The talk of corruption immediately turns attention to the issue of who might be to blame for England’s failure to secure the World Cup. Had it not been for the Sunday Times and the BBC’s Panorama programme digging up the dirt on the alleged corruption of various members of Fifa’s decision-making executive committee, then England might have stood a chance, many will say. After all, if you’re trying to persuade a group of powerful people to do something you want them to do, it’s not exactly clever to begin by accusing them of being corrupt.

To which journalists will answer that it is their job to tell it as it is and to have no other concerns. If there is evidence of the highest authority in the world’s favourite sport being riddled with corruption, then it is in the public interest for this to be known.

The row about who is blame for England’s failure and whether it matters is likely to go on for sometime among those who feel keenly the disappointment that England has been passed over yet again.
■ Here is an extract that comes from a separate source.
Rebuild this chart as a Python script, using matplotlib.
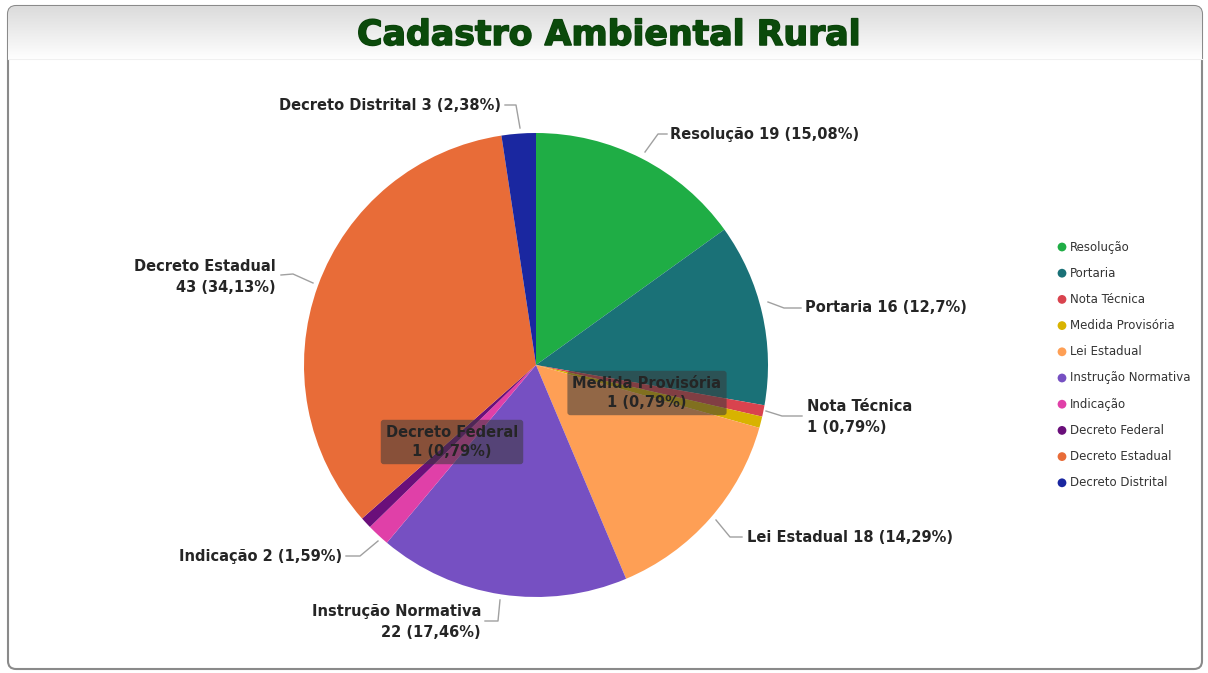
import matplotlib
matplotlib.use("Agg")
import matplotlib.pyplot as plt
import matplotlib.patheffects as pe
import numpy as np
from matplotlib.patches import FancyBboxPatch

categories = ["Resolução", "Portaria", "Nota Técnica", "Medida Provisória", "Lei Estadual",
              "Instrução Normativa", "Indicação", "Decreto Federal", "Decreto Estadual", "Decreto Distrital"]
values = [19, 16, 1, 1, 18, 22, 2, 1, 43, 3]
percent_labels = ["15,08%", "12,7%", "0,79%", "0,79%", "14,29%", "17,46%", "1,59%", "0,79%", "34,13%", "2,38%"]
colors = ["#1FAD45", "#1A7177", "#D9434E", "#D8B300", "#FE9F55",
          "#7650C2", "#E040A8", "#6A0F7A", "#E86C38", "#1A27A0"]
title = "Cadastro Ambiental Rural"

W, H = 1208, 673
fig = plt.figure(figsize=(W / 100, H / 100), dpi=100)
ax = fig.add_axes([0, 0, 1, 1])
ax.set_xlim(0, W)
ax.set_ylim(0, H)
ax.axis("off")

def Y(y):
    return H - y

# frame
frame = FancyBboxPatch((8, Y(669)), 1194, 663, boxstyle="round,pad=0,rounding_size=8",
                       fc="white", ec="#8a8a8a", lw=1.5, zorder=0)
ax.add_patch(frame)
# header gradient
grad = np.linspace(0.86, 1.0, 64).reshape(-1, 1)
grad = np.dstack([grad, grad, grad])
im = ax.imshow(grad, extent=(8, 1202, Y(60), Y(6)), aspect="auto", zorder=0.5, origin="upper")
im.set_clip_path(frame)
ax.plot([8, 1202], [Y(59), Y(59)], color="#f0f0f0", lw=0.8, zorder=0.6)

ax.text(609, Y(35), title, ha="center", va="center", fontsize=25, fontweight="heavy",
        family="DejaVu Sans", color="#0B4A0B", zorder=3,
        path_effects=[pe.withStroke(linewidth=1.1, foreground="#0A400A")])

# pie
cx, cy, r = 536, 365, 232
wedges, _ = ax.pie(values, colors=colors, startangle=90, counterclock=False,
                   center=(cx, Y(cy)), radius=r, frame=True,
                   wedgeprops=dict(linewidth=0))
ax.set_xlim(0, W)
ax.set_ylim(0, H)
ax.set_aspect("equal")
ax.axis("off")

tfont = dict(fontsize=10.5, fontweight="bold", color="#252525", family="DejaVu Sans")
lc = "#a0a0a0"

def lbl(text, tx, ty, ha, pts):
    ax.text(tx, Y(ty), text, ha=ha, va="center", linespacing=1.55, zorder=4, **tfont)
    xs = [p[0] for p in pts]
    ys = [Y(p[1]) for p in pts]
    ax.plot(xs, ys, color=lc, lw=1, zorder=3)

lbl(f"{categories[9]} {values[9]} ({percent_labels[9]})", 501, 105, "right",
    [(505, 105), (516, 105), (520, 128)])
lbl(f"{categories[0]} {values[0]} ({percent_labels[0]})", 670, 134, "left",
    [(645, 152), (658, 134), (667, 134)])
lbl(f"{categories[1]} {values[1]} ({percent_labels[1]})", 805, 308, "left",
    [(768, 302), (784, 308), (801, 308)])
lbl(f"{categories[2]}\n{values[2]} ({percent_labels[2]})", 807, 417, "left",
    [(766, 411), (782, 416), (802, 416)])
lbl(f"{categories[4]} {values[4]} ({percent_labels[4]})", 747, 537, "left",
    [(716, 520), (730, 537), (742, 537)])
lbl(f"{categories[5]}\n{values[5]} ({percent_labels[5]})", 481, 622, "right",
    [(485, 621), (498, 621), (500, 600)])
lbl(f"{categories[6]} {values[6]} ({percent_labels[6]})", 342, 556, "right",
    [(346, 556), (360, 556), (378, 541)])
lbl(f"{categories[8]}\n{values[8]} ({percent_labels[8]})", 276, 277, "right",
    [(281, 275), (293, 274), (313, 283)])

# inside boxed labels
def boxlbl(text, x, y):
    ax.text(x, Y(y), text, ha="center", va="center", linespacing=1.35, zorder=5,
            bbox=dict(boxstyle="round,pad=0.35,rounding_size=0.2", fc="#3a3a3a", ec="none", alpha=0.55),
            **tfont)

boxlbl(f"{categories[3]}\n{values[3]} ({percent_labels[3]})", 647, 393)
boxlbl(f"{categories[7]}\n{values[7]} ({percent_labels[7]})", 452, 442)

# legend
ly0, dy = 247, 26.2
for i, (c, col) in enumerate(zip(categories, colors)):
    yy = Y(ly0 + i * dy)
    ax.scatter([1062], [yy], s=40, color=col, zorder=5, edgecolors="none")
    ax.text(1070, yy, c, ha="left", va="center", fontsize=8.5, color="#333333", zorder=5,
            family="DejaVu Sans")

fig.savefig("out.png", dpi=100)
But there is a broader issue which may concern not just football fans but followers of many other sports. It’s the question of whether ‘big sport’ has become so corrupted that it no longer bears any relation to the amateur games and the ethos of those games from which ‘big sport’ has evolved.

For it is not only football that is accused of being lost not only to commercial interest but to outright corruption. Cricket has surely now lost forever its association with an irreproachable morality ('that’s just not cricket!'). The Olympics have long since lost the aura which attached to them when they were genuinely an amateur contest. Drug-taking and other banned performance-enhancing techniques have corrupted athletics. Other sports too have lost their ethos by becoming ‘big’.

To those who for this reason look askance at ‘big sport’ as a fundamental corruption of something that had real value, the loss of the 2018 World Cup will be something for which England should be thankful. Yet to many such a high-minded attitude is irrelevant. What they will be feeling is simply an acute disappointment that a great jamboree will be taking place elsewhere.

What’s your view? Are you disappointed or relieved that England has failed to secure the 2018 World Cup or don’t you care either way? Should David Cameron have devoted so much time and effort to the bid? Should the Sunday Times and Panorama have run the stories about alleged corruption in Fifa or not? Do you think it affected England’s chances? How corrupt, if at all, do you think Fifa is? Do you think it matters? And what do you make of the argument that all ‘big sport’ is now a corruption of something that used to be valuable and worthwhile?